3. Let go for you, not for him. After a few months, I realized I had to let go of my anger for my own health and wellbeing. It had nothing to do with the high road or letting my ex off the hook. I had to start feeling something other than anger in order to live a life worth living for me and my boys. I have not perfected this step. Sometimes I still give into the recurring waves of anger. But I feel best when I can allow the anger to swell within me, and breathe my way through it like a labor contraction. Here it comes, and there it goes.

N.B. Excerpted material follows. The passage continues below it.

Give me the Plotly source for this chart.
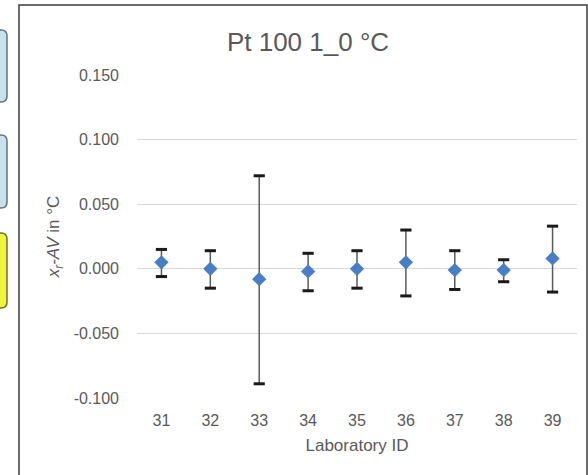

4. Harness the anger. Anger remains in plentiful supply as I work my way through betrayal and divorce. In addition to letting it move through me, I’ve learned to turn it into productive action. The quality of my anger shifted a couple weeks ago after I stopped nagging my ex about financial hang ups and instead turned it over to my lawyer and served divorce papers. It was a concrete step towards moving to resolution of all the outstanding complications. And it made me feel at least somewhat in control of what has been an out-of-control situation.

Lately I’ve been focusing on allowing anger to move through me without letting it drive my direction as I build a new life. I refuse to let anger control my personality and sour my daily life with my boys. I’m committed to using the energy that comes from anger to fuel my strength and resolve as a single mom. And I’m not going to use it to catapult me into premature action just to prove my worth to the world through an advanced degree or a more powerful career. I’m going to keep motoring on as a fierce mother of 2 young boys who need me now more than ever before. 

Sunday, June 14, 2015

The Gig is Up

I was right. I had this sneaking suspicion that my days of play dates, museums, playgrounds, crafts, and carefully researched preschools was coming to an end. My therapist told me to relax and stop living in a place of unfounded, non-reality-based anxiety. I have a husband who loves me and who isn’t going to leave me tomorrow just because I express the need to make some changes to rebalance my personal and professional life.

A couple weeks later my husband didn’t come home. I cried that night—hysterical sobs—in the bed where we birthed our youngest son just 10 months earlier. I didn’t know what was happening. I didn’t know if he was hurt or cheating or something else. All I knew was that my life would be very different in the morning. And my babies would wake up in a few hours just like every other morning, no matter what was transpiring.

It took about a month for the truth to show its ugly face, and when it did, I knew I had to go for my own safety and dignity. And so, I became a single mom at 34 years old with a 3 year old and an 11 month old. I know, it sounds bad. Whatever you can imagine, it’s worse.

The hardest part about being a single mom is not the insane, sustained energy level of living alone with 2 young boys. It’s not the fact that Daddy is never coming home ever again. It’s not even the loss of all hope of sleeping in until my 1 year old is a teenager, which is what I was sure must be the hardest part at 5:52AM last Saturday morning. 

The hardest part is not being enough. There was never enough of me to go around before, and now…holy crap. 

Every time my boys cry, I blame myself. I don’t have enough patience, enough serenity, enough perseverance. I blame myself for not being able to put my divorce drama aside long enough to give my boys the dedicated time and attention I used to be able to pull off. I blame myself for not having the emotional capacity to feel sustained joy from spending time with my children like I did as a married mom. 

I’m not enough, and I need more help than anyone could possibly give me. Family and friends can’t replace the hole left by the loss of a life partner, even if he was a really shitty partner. And no matter how much of myself I manage to give, I cannot fill the void when my now 4 year old repeats, “I really miss Daddy.”

This is the hardest part—adjusting to our new reality and trying desperately to hold on to the flashes of joy that pierce through the overwhelming weightiness of what is now everyday life.